TASK BRIEF:
Repeat every record below exactly, leaving out the pictures.

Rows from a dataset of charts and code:
═══
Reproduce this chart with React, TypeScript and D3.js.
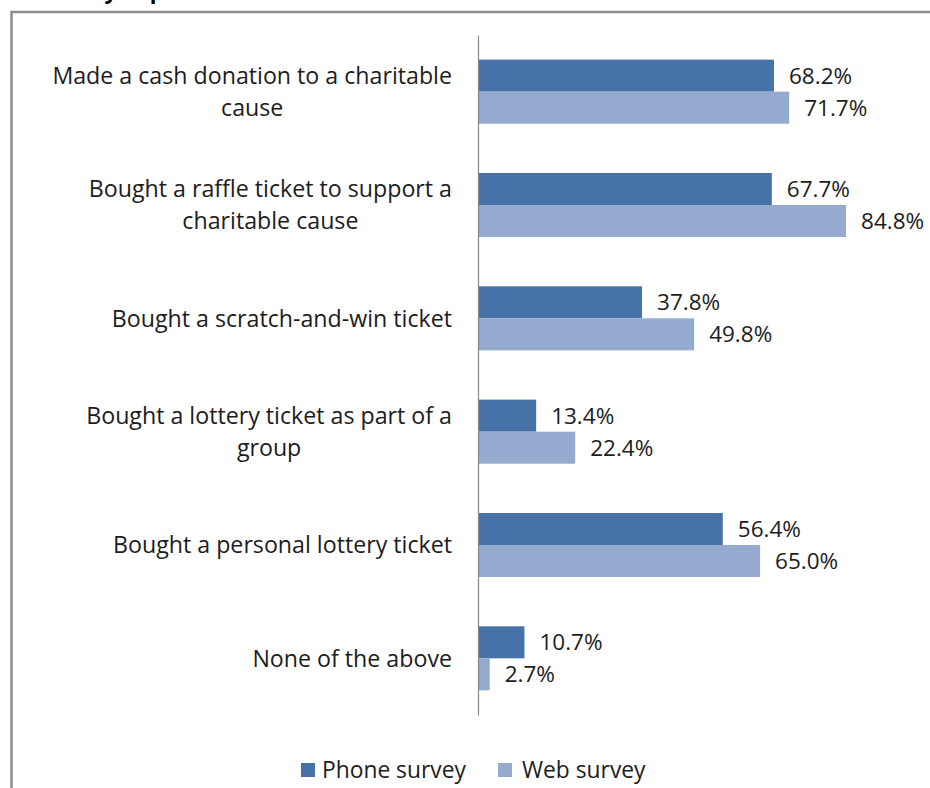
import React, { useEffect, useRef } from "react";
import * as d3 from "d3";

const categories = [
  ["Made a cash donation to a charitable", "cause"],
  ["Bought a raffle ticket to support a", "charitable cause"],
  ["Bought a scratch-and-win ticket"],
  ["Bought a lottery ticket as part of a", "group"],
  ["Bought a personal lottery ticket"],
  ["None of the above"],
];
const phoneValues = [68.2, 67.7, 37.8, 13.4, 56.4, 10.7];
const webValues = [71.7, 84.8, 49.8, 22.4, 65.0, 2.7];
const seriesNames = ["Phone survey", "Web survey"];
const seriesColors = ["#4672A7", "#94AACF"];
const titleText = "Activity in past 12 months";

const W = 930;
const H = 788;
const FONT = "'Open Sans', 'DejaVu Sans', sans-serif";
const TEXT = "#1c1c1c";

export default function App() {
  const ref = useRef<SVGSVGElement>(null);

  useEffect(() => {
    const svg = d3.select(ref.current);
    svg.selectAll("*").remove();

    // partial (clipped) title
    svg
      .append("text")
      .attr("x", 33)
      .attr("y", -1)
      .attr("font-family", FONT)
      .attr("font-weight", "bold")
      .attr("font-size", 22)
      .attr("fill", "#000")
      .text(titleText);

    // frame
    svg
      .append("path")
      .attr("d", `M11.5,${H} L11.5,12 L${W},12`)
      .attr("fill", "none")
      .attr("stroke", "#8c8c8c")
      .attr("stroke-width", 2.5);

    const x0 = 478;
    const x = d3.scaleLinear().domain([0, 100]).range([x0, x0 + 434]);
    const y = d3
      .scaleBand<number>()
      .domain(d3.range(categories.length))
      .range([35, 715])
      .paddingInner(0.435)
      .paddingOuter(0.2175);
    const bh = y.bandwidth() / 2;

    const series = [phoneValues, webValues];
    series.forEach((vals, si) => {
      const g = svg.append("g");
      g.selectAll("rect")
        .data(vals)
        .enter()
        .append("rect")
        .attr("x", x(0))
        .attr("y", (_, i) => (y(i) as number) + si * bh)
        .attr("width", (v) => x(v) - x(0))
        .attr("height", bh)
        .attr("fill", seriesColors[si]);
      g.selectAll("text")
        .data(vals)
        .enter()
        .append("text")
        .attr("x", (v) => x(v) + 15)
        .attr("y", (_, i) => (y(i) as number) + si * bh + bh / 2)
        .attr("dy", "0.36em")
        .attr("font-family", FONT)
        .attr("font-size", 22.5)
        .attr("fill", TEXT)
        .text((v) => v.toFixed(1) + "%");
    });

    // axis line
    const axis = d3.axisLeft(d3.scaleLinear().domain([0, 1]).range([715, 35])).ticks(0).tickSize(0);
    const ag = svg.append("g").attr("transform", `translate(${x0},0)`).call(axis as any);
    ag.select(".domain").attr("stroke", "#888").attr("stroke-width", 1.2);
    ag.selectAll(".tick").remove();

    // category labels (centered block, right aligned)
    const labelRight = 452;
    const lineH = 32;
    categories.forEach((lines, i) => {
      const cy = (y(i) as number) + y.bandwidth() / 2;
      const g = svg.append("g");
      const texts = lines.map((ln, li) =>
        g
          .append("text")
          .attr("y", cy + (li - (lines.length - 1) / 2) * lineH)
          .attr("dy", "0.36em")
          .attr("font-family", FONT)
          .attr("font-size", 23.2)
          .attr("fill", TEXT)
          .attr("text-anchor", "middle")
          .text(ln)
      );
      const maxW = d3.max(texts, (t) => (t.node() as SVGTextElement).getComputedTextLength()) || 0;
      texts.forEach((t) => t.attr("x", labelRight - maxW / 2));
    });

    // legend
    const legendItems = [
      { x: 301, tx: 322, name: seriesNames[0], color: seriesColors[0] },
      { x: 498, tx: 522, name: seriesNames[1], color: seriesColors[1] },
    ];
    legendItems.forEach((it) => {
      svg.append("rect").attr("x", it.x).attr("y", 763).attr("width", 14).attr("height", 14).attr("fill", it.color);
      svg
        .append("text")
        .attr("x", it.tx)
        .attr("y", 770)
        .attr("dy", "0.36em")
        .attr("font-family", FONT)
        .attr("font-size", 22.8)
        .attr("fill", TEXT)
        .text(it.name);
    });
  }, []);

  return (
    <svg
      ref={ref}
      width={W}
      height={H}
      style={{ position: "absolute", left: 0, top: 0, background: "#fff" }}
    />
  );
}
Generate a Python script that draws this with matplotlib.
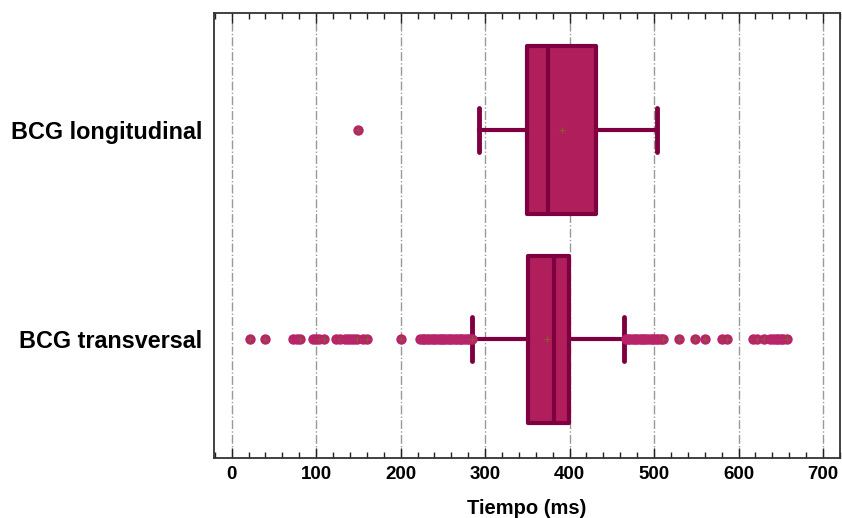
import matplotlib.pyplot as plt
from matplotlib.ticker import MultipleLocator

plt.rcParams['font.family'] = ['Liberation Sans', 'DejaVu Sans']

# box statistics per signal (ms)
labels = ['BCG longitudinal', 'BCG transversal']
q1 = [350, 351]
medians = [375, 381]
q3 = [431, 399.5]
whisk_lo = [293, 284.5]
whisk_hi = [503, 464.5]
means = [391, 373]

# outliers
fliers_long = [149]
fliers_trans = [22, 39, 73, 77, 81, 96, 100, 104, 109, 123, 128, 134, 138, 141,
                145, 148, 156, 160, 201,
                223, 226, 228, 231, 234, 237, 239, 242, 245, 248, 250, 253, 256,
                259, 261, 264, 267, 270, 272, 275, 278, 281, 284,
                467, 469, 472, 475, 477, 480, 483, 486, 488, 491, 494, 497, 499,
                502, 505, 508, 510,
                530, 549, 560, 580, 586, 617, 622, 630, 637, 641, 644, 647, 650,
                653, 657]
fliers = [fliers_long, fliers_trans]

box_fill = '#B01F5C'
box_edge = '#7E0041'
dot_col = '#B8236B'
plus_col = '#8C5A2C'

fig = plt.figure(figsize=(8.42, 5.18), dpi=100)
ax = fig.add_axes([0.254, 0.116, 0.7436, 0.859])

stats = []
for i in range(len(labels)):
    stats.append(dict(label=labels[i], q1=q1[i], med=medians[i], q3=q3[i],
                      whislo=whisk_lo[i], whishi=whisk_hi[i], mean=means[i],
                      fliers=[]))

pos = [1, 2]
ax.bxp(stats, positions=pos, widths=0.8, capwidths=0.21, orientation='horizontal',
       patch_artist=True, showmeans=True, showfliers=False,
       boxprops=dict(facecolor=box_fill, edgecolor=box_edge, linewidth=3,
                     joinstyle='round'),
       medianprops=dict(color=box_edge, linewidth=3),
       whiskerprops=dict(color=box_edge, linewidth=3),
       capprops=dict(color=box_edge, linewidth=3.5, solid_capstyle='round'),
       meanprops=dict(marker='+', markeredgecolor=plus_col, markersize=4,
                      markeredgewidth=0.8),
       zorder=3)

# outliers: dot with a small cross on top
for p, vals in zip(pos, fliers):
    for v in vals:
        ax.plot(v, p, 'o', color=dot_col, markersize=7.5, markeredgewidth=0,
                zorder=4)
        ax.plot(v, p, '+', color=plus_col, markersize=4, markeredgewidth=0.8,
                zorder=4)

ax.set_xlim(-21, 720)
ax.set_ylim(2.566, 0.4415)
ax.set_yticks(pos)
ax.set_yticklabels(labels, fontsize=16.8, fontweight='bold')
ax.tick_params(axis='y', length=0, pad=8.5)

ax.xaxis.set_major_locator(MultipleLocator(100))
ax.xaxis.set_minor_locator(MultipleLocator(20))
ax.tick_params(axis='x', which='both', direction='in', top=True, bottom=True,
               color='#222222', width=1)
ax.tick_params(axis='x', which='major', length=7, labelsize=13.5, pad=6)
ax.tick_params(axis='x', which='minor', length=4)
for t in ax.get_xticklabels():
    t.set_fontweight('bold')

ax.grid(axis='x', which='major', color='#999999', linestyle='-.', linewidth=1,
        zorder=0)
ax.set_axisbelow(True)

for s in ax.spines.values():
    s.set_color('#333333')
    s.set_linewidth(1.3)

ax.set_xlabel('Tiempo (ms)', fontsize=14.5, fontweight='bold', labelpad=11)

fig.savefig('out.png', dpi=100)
═══
ANSWER TO THIS PROBLEM:
Reproduce this chart with React, TypeScript and D3.js.
import React, { useEffect, useRef } from "react";
import * as d3 from "d3";

const categories = [
  ["Made a cash donation to a charitable", "cause"],
  ["Bought a raffle ticket to support a", "charitable cause"],
  ["Bought a scratch-and-win ticket"],
  ["Bought a lottery ticket as part of a", "group"],
  ["Bought a personal lottery ticket"],
  ["None of the above"],
];
const phoneValues = [68.2, 67.7, 37.8, 13.4, 56.4, 10.7];
const webValues = [71.7, 84.8, 49.8, 22.4, 65.0, 2.7];
const seriesNames = ["Phone survey", "Web survey"];
const seriesColors = ["#4672A7", "#94AACF"];
const titleText = "Activity in past 12 months";

const W = 930;
const H = 788;
const FONT = "'Open Sans', 'DejaVu Sans', sans-serif";
const TEXT = "#1c1c1c";

export default function App() {
  const ref = useRef<SVGSVGElement>(null);

  useEffect(() => {
    const svg = d3.select(ref.current);
    svg.selectAll("*").remove();

    // partial (clipped) title
    svg
      .append("text")
      .attr("x", 33)
      .attr("y", -1)
      .attr("font-family", FONT)
      .attr("font-weight", "bold")
      .attr("font-size", 22)
      .attr("fill", "#000")
      .text(titleText);

    // frame
    svg
      .append("path")
      .attr("d", `M11.5,${H} L11.5,12 L${W},12`)
      .attr("fill", "none")
      .attr("stroke", "#8c8c8c")
      .attr("stroke-width", 2.5);

    const x0 = 478;
    const x = d3.scaleLinear().domain([0, 100]).range([x0, x0 + 434]);
    const y = d3
      .scaleBand<number>()
      .domain(d3.range(categories.length))
      .range([35, 715])
      .paddingInner(0.435)
      .paddingOuter(0.2175);
    const bh = y.bandwidth() / 2;

    const series = [phoneValues, webValues];
    series.forEach((vals, si) => {
      const g = svg.append("g");
      g.selectAll("rect")
        .data(vals)
        .enter()
        .append("rect")
        .attr("x", x(0))
        .attr("y", (_, i) => (y(i) as number) + si * bh)
        .attr("width", (v) => x(v) - x(0))
        .attr("height", bh)
        .attr("fill", seriesColors[si]);
      g.selectAll("text")
        .data(vals)
        .enter()
        .append("text")
        .attr("x", (v) => x(v) + 15)
        .attr("y", (_, i) => (y(i) as number) + si * bh + bh / 2)
        .attr("dy", "0.36em")
        .attr("font-family", FONT)
        .attr("font-size", 22.5)
        .attr("fill", TEXT)
        .text((v) => v.toFixed(1) + "%");
    });

    // axis line
    const axis = d3.axisLeft(d3.scaleLinear().domain([0, 1]).range([715, 35])).ticks(0).tickSize(0);
    const ag = svg.append("g").attr("transform", `translate(${x0},0)`).call(axis as any);
    ag.select(".domain").attr("stroke", "#888").attr("stroke-width", 1.2);
    ag.selectAll(".tick").remove();

    // category labels (centered block, right aligned)
    const labelRight = 452;
    const lineH = 32;
    categories.forEach((lines, i) => {
      const cy = (y(i) as number) + y.bandwidth() / 2;
      const g = svg.append("g");
      const texts = lines.map((ln, li) =>
        g
          .append("text")
          .attr("y", cy + (li - (lines.length - 1) / 2) * lineH)
          .attr("dy", "0.36em")
          .attr("font-family", FONT)
          .attr("font-size", 23.2)
          .attr("fill", TEXT)
          .attr("text-anchor", "middle")
          .text(ln)
      );
      const maxW = d3.max(texts, (t) => (t.node() as SVGTextElement).getComputedTextLength()) || 0;
      texts.forEach((t) => t.attr("x", labelRight - maxW / 2));
    });

    // legend
    const legendItems = [
      { x: 301, tx: 322, name: seriesNames[0], color: seriesColors[0] },
      { x: 498, tx: 522, name: seriesNames[1], color: seriesColors[1] },
    ];
    legendItems.forEach((it) => {
      svg.append("rect").attr("x", it.x).attr("y", 763).attr("width", 14).attr("height", 14).attr("fill", it.color);
      svg
        .append("text")
        .attr("x", it.tx)
        .attr("y", 770)
        .attr("dy", "0.36em")
        .attr("font-family", FONT)
        .attr("font-size", 22.8)
        .attr("fill", TEXT)
        .text(it.name);
    });
  }, []);

  return (
    <svg
      ref={ref}
      width={W}
      height={H}
      style={{ position: "absolute", left: 0, top: 0, background: "#fff" }}
    />
  );
}
Generate a Python script that draws this with matplotlib.
import matplotlib.pyplot as plt
from matplotlib.ticker import MultipleLocator

plt.rcParams['font.family'] = ['Liberation Sans', 'DejaVu Sans']

# box statistics per signal (ms)
labels = ['BCG longitudinal', 'BCG transversal']
q1 = [350, 351]
medians = [375, 381]
q3 = [431, 399.5]
whisk_lo = [293, 284.5]
whisk_hi = [503, 464.5]
means = [391, 373]

# outliers
fliers_long = [149]
fliers_trans = [22, 39, 73, 77, 81, 96, 100, 104, 109, 123, 128, 134, 138, 141,
                145, 148, 156, 160, 201,
                223, 226, 228, 231, 234, 237, 239, 242, 245, 248, 250, 253, 256,
                259, 261, 264, 267, 270, 272, 275, 278, 281, 284,
                467, 469, 472, 475, 477, 480, 483, 486, 488, 491, 494, 497, 499,
                502, 505, 508, 510,
                530, 549, 560, 580, 586, 617, 622, 630, 637, 641, 644, 647, 650,
                653, 657]
fliers = [fliers_long, fliers_trans]

box_fill = '#B01F5C'
box_edge = '#7E0041'
dot_col = '#B8236B'
plus_col = '#8C5A2C'

fig = plt.figure(figsize=(8.42, 5.18), dpi=100)
ax = fig.add_axes([0.254, 0.116, 0.7436, 0.859])

stats = []
for i in range(len(labels)):
    stats.append(dict(label=labels[i], q1=q1[i], med=medians[i], q3=q3[i],
                      whislo=whisk_lo[i], whishi=whisk_hi[i], mean=means[i],
                      fliers=[]))

pos = [1, 2]
ax.bxp(stats, positions=pos, widths=0.8, capwidths=0.21, orientation='horizontal',
       patch_artist=True, showmeans=True, showfliers=False,
       boxprops=dict(facecolor=box_fill, edgecolor=box_edge, linewidth=3,
                     joinstyle='round'),
       medianprops=dict(color=box_edge, linewidth=3),
       whiskerprops=dict(color=box_edge, linewidth=3),
       capprops=dict(color=box_edge, linewidth=3.5, solid_capstyle='round'),
       meanprops=dict(marker='+', markeredgecolor=plus_col, markersize=4,
                      markeredgewidth=0.8),
       zorder=3)

# outliers: dot with a small cross on top
for p, vals in zip(pos, fliers):
    for v in vals:
        ax.plot(v, p, 'o', color=dot_col, markersize=7.5, markeredgewidth=0,
                zorder=4)
        ax.plot(v, p, '+', color=plus_col, markersize=4, markeredgewidth=0.8,
                zorder=4)

ax.set_xlim(-21, 720)
ax.set_ylim(2.566, 0.4415)
ax.set_yticks(pos)
ax.set_yticklabels(labels, fontsize=16.8, fontweight='bold')
ax.tick_params(axis='y', length=0, pad=8.5)

ax.xaxis.set_major_locator(MultipleLocator(100))
ax.xaxis.set_minor_locator(MultipleLocator(20))
ax.tick_params(axis='x', which='both', direction='in', top=True, bottom=True,
               color='#222222', width=1)
ax.tick_params(axis='x', which='major', length=7, labelsize=13.5, pad=6)
ax.tick_params(axis='x', which='minor', length=4)
for t in ax.get_xticklabels():
    t.set_fontweight('bold')

ax.grid(axis='x', which='major', color='#999999', linestyle='-.', linewidth=1,
        zorder=0)
ax.set_axisbelow(True)

for s in ax.spines.values():
    s.set_color('#333333')
    s.set_linewidth(1.3)

ax.set_xlabel('Tiempo (ms)', fontsize=14.5, fontweight='bold', labelpad=11)

fig.savefig('out.png', dpi=100)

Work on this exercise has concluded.